Philadelphia, PA (Sports Network) -
Cheer up, Cardinals fans. You'll always have the Blues to root for.
If you're choosing now to stumble on the St. Louis Blues, your timing is impeccable. They're off to their best start since 2003 (7-1-2).
As you might expect, this article is about Alexander Steen. And if we're being honest with each other, you probably knew this was coming.
Headline-wise, it's a gold mine. Just think of the possibilities. "Head of Steen," "Steen Saver," "Gaining Steen," "Amaze-Steen." The puns are just endless. And I didn't even use those ones.
Word play aside, Steen is deserving of our attention for another reason. He's the NHL's leading scorer with 11 goals in his first 10 contests. That puts the 29-year-old on pace for a Gretzky-like 90 goals this season.
Wait, did I just say a 29-year-old is leading the league in scoring? But that's impossible!
Think again. Last season's NHL points leader was none other than 38-year-old Martin St. Louis. So the myth that only youngsters can put up big numbers is just that ... a myth.
Steen, who was just awarded player of the month honors for October (I assume he'll receive at least two complimentary gift cards to Tim Horton's as compensation), isn't a household name or even a one bedroom apartment name yet. Right now, he's just ... a name.
For fantasy owners, that can be a lot to handle. And as irrational as it may be to collectively snub our noses at one of the game's best, I get it. We're a skeptical bunch in the fantasy community. It's not something to be proud of, but that's the way it is.
Certainly, Steen isn't the easiest guy to figure out. He's not new to the league (this is his ninth season) yet he's never had a season quite like this. And at the same time, Steen has still had some pretty good seasons (24 goals in 2010 and 20 in 2011). It kind of reminds me of Robert California's take on the Black Eyed Peas, "It's rock and roll for people who don't like rock and roll. It's rap for people who don't like rap. It's pop for people who don't like pop."
Steen embodies all of the things that confuse fantasy owners the most. He's good, bad, young and old all at the same time. What we're left with is a red- hot left wing who may or may not be the NHL's version of Fergie.
While others will point to what Steen hasn't done in his career, I look at what he has done. In 2011-12, Steen produced 15 goals and 13 assists. If a concussion hadn't limited him to 43 games that season, Steen would have been on pace for 29 goals and 25 assists. At the time of his injury, his plus/minus rating was an incredible plus-24.
Basically, Steen already had his breakout season but we all forgot about it because of the concussion. Even during the lockout-shortened 2012-13 season, Steen flashed his potential with 27 points in 40 contests.

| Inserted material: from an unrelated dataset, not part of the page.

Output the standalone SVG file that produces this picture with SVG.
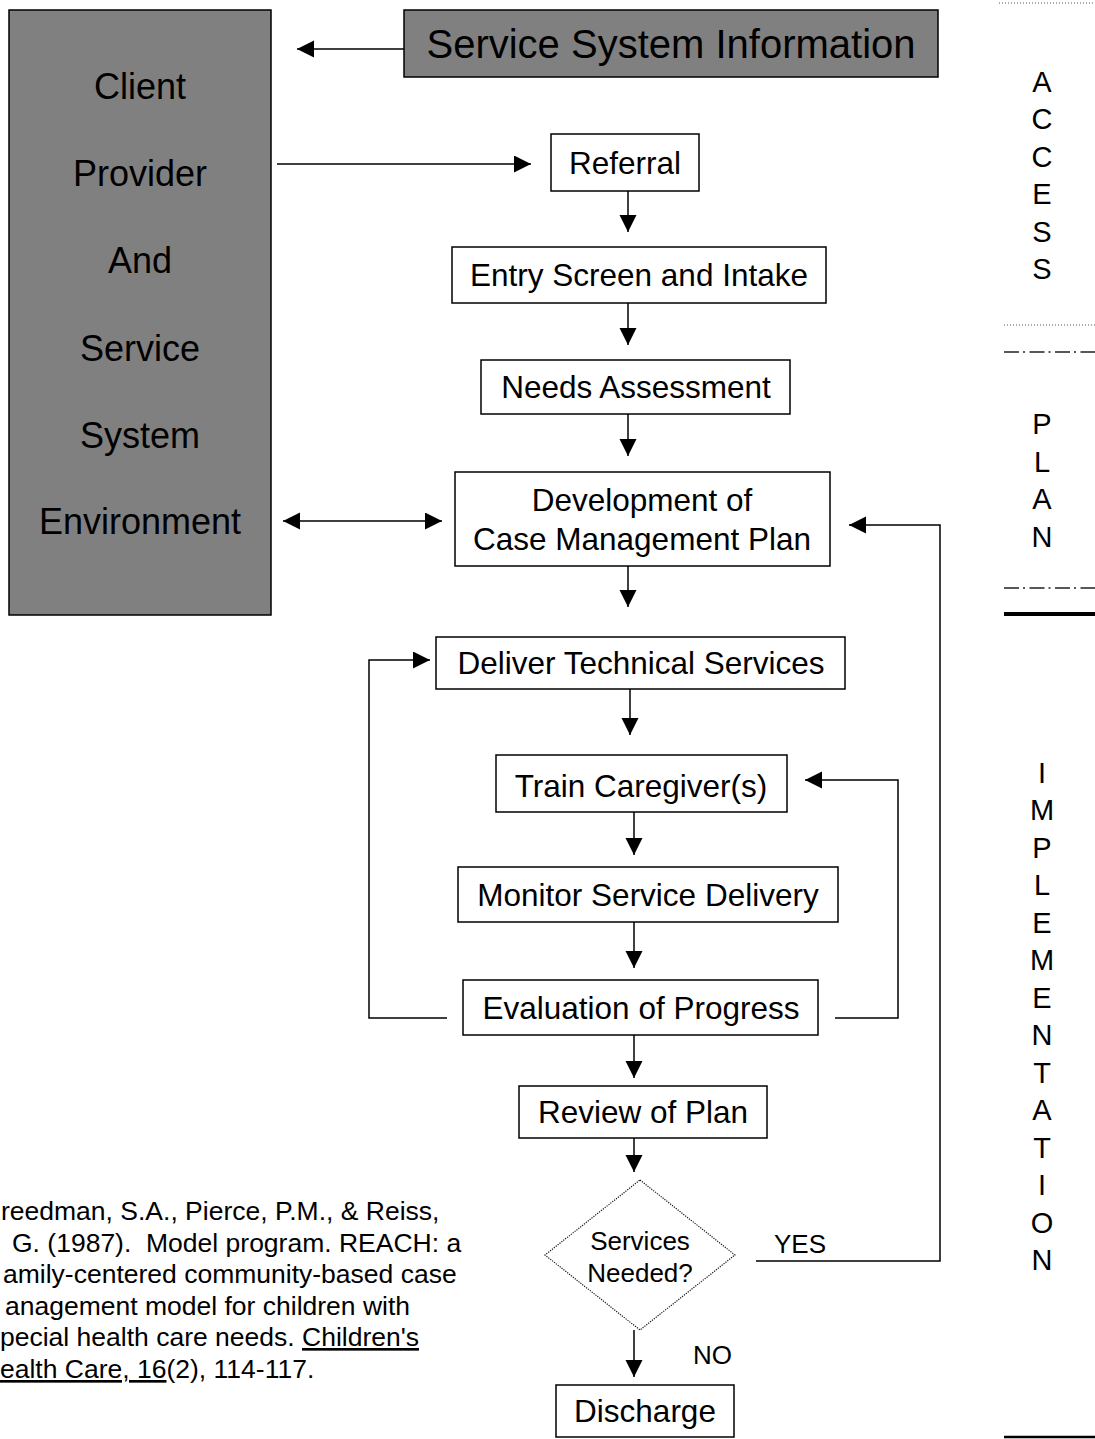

What I like about Steen isn't the goals but how he's been scoring them. Unlike rookie Tomas Hertl who put together a four-goal game before hanging fantasy owners out to dry, Steen's production has been relentlessly steady. He's scored in every game this year but one (a 6-2 loss to San Jose on Oct. 15th). If given the choice, I'd much rather have a consistent scorer than a boom-or- bust type like Hertl.
Steen also benefits from strong linemates in high-scoring David Backes (six goals, five assists) and assist-oriented T.J. Oshie (two goals, eight assists). As long as those two are on the front line with Steen, the goal opportunities aren't going to go away.
It's also encouraging that Steen is playing big minutes. In 10 games, he's logged an average ice time of nearly 21 minutes per game (20:45). That ranks sixth among all NHL wings. Obviously, it doesn't take a rocket scientist (or probably any type of scientist) to figure out that more ice time leads to more scoring opportunities.
And though it may be a bit unusual for Steen to have his best season at age 29, it's definitely not unprecedented. Henrik Sedin had his breakout campaign for Vancouver at that age (112 points in 2009-10) while Mike Knuble didn't put together his first 50-point campaign until he was 30. Brian Rafalski (59 points at 35) and Markus Naslund (career-high 104 points at age 29) were also late bloomers.
So calm all that fluke talk. Whoever you are, Alexander Steen, I believe in you. Fantasy owners should too.